If you already paid a recovery scammer
- Stop paying. Any further "final fee" is just the scam continuing.
- Contact your bank or payment provider about both losses and ask what, if anything, can be done.
- Report both incidents — the original scam and the recovery scam — to the FTC and IC3, noting they may be linked.
- Expect more attempts. Being scammed twice can put you on more lists; treat any new "we can help" contact as fraud.
- Don't carry the shame. These operations specifically exploit hope and desperation. Reporting is the productive move, not self-blame.
Get a clear read before you pay anyone
Recovery offers prey on the worst moment to think clearly — right after a loss, when you'd give a lot to undo it.

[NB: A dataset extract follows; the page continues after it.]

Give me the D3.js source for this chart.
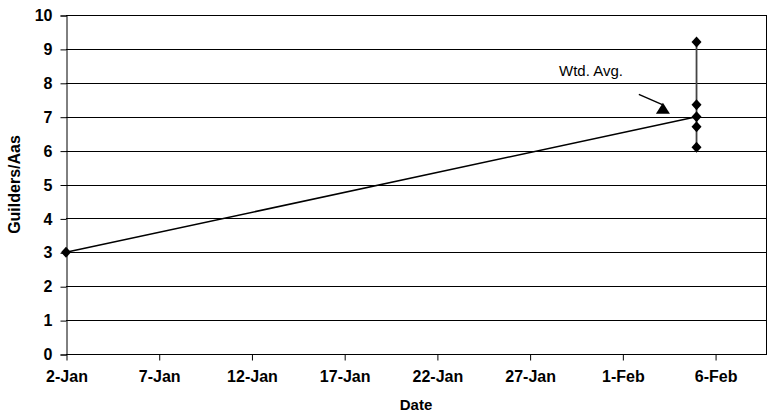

Before you pay any "recovery agent" a cent, forward their messages to FraudRoom at check@fraudroom.com for a calm, honest assessment of what you're really dealing with.
FAQ
Can a service really recover my stolen crypto?
No service can guarantee it. Crypto transfers are usually irreversible, and genuine recovery runs through law enforcement and courts, slowly and without promises. Anyone guaranteeing a fast return for a fee is running a second scam.
Why would a recovery scammer already know I was scammed?
Because victim information gets sold and reused, and scammers troll public complaints. Being contacted out of the blue by someone who knows you lost money is a major red flag, not a lucky break.
Is there any legitimate way to report scammed crypto?
Yes, and it's free. In the US, report to the FTC at reportfraud.ftc.gov and the FBI's IC3 at ic3.gov, and notify the exchange and your bank. None of these charge an upfront fee.
A "recovery agent" showed me a dashboard with my money in it. Is it real?
No. A balance you can see but must pay a fee, tax, or "gas" to withdraw is a fake portal — the same trick used in investment scams. The money isn't there.
Key takeaways
- Recovery scams target people already scammed, promising to get their money back for a fee.
- No legitimate service guarantees crypto recovery or asks for upfront "release" payments.
- A "recovered" balance you must pay to withdraw is fake.
- Report the original scam to the FTC and IC3 for free; never pay to be paid back.